● **SOURCE MATERIAL**:
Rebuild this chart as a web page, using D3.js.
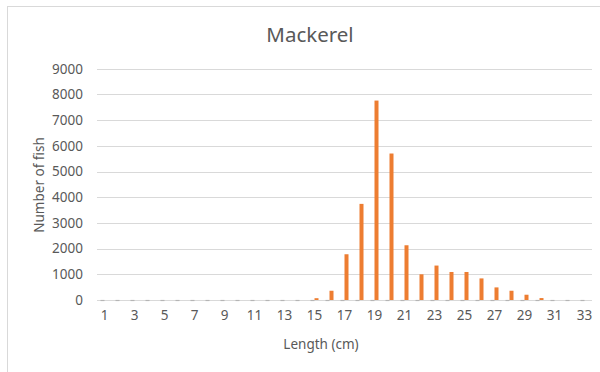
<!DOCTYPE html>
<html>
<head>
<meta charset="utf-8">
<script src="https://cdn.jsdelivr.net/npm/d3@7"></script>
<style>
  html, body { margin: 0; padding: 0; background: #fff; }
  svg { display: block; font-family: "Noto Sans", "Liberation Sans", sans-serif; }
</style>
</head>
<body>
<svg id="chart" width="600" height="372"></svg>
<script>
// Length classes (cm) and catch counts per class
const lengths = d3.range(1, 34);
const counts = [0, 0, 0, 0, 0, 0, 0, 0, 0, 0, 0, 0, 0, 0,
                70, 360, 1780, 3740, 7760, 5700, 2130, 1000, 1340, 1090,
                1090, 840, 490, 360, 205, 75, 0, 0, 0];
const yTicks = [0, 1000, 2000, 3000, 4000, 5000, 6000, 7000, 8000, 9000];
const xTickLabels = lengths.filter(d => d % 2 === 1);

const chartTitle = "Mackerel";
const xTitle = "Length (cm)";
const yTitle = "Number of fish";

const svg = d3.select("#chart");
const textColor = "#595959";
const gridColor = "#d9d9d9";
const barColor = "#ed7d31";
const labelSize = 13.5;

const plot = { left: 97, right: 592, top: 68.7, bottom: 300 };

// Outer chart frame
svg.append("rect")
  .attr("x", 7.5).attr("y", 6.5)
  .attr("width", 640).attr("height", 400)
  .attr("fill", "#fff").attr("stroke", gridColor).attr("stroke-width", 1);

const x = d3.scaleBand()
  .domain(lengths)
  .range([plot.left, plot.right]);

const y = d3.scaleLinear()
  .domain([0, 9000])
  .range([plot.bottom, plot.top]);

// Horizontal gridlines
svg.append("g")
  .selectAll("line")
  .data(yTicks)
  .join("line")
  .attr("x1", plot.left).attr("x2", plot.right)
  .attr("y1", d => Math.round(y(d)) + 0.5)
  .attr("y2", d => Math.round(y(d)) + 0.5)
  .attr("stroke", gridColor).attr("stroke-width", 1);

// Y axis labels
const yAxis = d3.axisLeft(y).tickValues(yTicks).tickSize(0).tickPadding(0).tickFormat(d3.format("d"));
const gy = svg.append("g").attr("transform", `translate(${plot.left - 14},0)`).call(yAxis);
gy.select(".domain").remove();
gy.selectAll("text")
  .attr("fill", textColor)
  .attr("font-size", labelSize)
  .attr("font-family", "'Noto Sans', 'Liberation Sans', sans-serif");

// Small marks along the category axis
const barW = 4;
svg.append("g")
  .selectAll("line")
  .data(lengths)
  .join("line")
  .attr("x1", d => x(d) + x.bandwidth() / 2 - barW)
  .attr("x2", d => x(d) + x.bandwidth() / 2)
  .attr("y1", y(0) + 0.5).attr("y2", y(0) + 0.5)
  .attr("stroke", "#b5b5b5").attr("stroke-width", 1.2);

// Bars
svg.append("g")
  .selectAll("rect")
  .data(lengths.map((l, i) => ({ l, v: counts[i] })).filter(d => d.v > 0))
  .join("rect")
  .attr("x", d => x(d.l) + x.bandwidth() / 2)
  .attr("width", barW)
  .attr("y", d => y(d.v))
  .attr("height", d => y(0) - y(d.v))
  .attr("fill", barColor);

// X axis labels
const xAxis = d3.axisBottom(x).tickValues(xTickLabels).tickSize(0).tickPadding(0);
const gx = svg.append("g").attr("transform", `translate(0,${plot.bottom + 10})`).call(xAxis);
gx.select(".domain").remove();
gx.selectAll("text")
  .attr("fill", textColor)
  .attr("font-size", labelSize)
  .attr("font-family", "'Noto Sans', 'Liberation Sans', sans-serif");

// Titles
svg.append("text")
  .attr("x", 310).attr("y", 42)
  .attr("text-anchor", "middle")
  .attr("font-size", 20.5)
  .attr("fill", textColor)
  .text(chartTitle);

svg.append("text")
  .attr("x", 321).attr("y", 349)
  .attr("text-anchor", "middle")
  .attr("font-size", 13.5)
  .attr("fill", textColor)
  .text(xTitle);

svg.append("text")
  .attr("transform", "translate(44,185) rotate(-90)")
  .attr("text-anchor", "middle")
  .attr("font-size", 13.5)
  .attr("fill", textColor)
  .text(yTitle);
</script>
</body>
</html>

● **BRIEF**:
Leave every image out, and retype the material exactly.

● **COMPLETED TASK**:
Rebuild this chart as a web page, using D3.js.
<!DOCTYPE html>
<html>
<head>
<meta charset="utf-8">
<script src="https://cdn.jsdelivr.net/npm/d3@7"></script>
<style>
  html, body { margin: 0; padding: 0; background: #fff; }
  svg { display: block; font-family: "Noto Sans", "Liberation Sans", sans-serif; }
</style>
</head>
<body>
<svg id="chart" width="600" height="372"></svg>
<script>
// Length classes (cm) and catch counts per class
const lengths = d3.range(1, 34);
const counts = [0, 0, 0, 0, 0, 0, 0, 0, 0, 0, 0, 0, 0, 0,
                70, 360, 1780, 3740, 7760, 5700, 2130, 1000, 1340, 1090,
                1090, 840, 490, 360, 205, 75, 0, 0, 0];
const yTicks = [0, 1000, 2000, 3000, 4000, 5000, 6000, 7000, 8000, 9000];
const xTickLabels = lengths.filter(d => d % 2 === 1);

const chartTitle = "Mackerel";
const xTitle = "Length (cm)";
const yTitle = "Number of fish";

const svg = d3.select("#chart");
const textColor = "#595959";
const gridColor = "#d9d9d9";
const barColor = "#ed7d31";
const labelSize = 13.5;

const plot = { left: 97, right: 592, top: 68.7, bottom: 300 };

// Outer chart frame
svg.append("rect")
  .attr("x", 7.5).attr("y", 6.5)
  .attr("width", 640).attr("height", 400)
  .attr("fill", "#fff").attr("stroke", gridColor).attr("stroke-width", 1);

const x = d3.scaleBand()
  .domain(lengths)
  .range([plot.left, plot.right]);

const y = d3.scaleLinear()
  .domain([0, 9000])
  .range([plot.bottom, plot.top]);

// Horizontal gridlines
svg.append("g")
  .selectAll("line")
  .data(yTicks)
  .join("line")
  .attr("x1", plot.left).attr("x2", plot.right)
  .attr("y1", d => Math.round(y(d)) + 0.5)
  .attr("y2", d => Math.round(y(d)) + 0.5)
  .attr("stroke", gridColor).attr("stroke-width", 1);

// Y axis labels
const yAxis = d3.axisLeft(y).tickValues(yTicks).tickSize(0).tickPadding(0).tickFormat(d3.format("d"));
const gy = svg.append("g").attr("transform", `translate(${plot.left - 14},0)`).call(yAxis);
gy.select(".domain").remove();
gy.selectAll("text")
  .attr("fill", textColor)
  .attr("font-size", labelSize)
  .attr("font-family", "'Noto Sans', 'Liberation Sans', sans-serif");

// Small marks along the category axis
const barW = 4;
svg.append("g")
  .selectAll("line")
  .data(lengths)
  .join("line")
  .attr("x1", d => x(d) + x.bandwidth() / 2 - barW)
  .attr("x2", d => x(d) + x.bandwidth() / 2)
  .attr("y1", y(0) + 0.5).attr("y2", y(0) + 0.5)
  .attr("stroke", "#b5b5b5").attr("stroke-width", 1.2);

// Bars
svg.append("g")
  .selectAll("rect")
  .data(lengths.map((l, i) => ({ l, v: counts[i] })).filter(d => d.v > 0))
  .join("rect")
  .attr("x", d => x(d.l) + x.bandwidth() / 2)
  .attr("width", barW)
  .attr("y", d => y(d.v))
  .attr("height", d => y(0) - y(d.v))
  .attr("fill", barColor);

// X axis labels
const xAxis = d3.axisBottom(x).tickValues(xTickLabels).tickSize(0).tickPadding(0);
const gx = svg.append("g").attr("transform", `translate(0,${plot.bottom + 10})`).call(xAxis);
gx.select(".domain").remove();
gx.selectAll("text")
  .attr("fill", textColor)
  .attr("font-size", labelSize)
  .attr("font-family", "'Noto Sans', 'Liberation Sans', sans-serif");

// Titles
svg.append("text")
  .attr("x", 310).attr("y", 42)
  .attr("text-anchor", "middle")
  .attr("font-size", 20.5)
  .attr("fill", textColor)
  .text(chartTitle);

svg.append("text")
  .attr("x", 321).attr("y", 349)
  .attr("text-anchor", "middle")
  .attr("font-size", 13.5)
  .attr("fill", textColor)
  .text(xTitle);

svg.append("text")
  .attr("transform", "translate(44,185) rotate(-90)")
  .attr("text-anchor", "middle")
  .attr("font-size", 13.5)
  .attr("fill", textColor)
  .text(yTitle);
</script>
</body>
</html>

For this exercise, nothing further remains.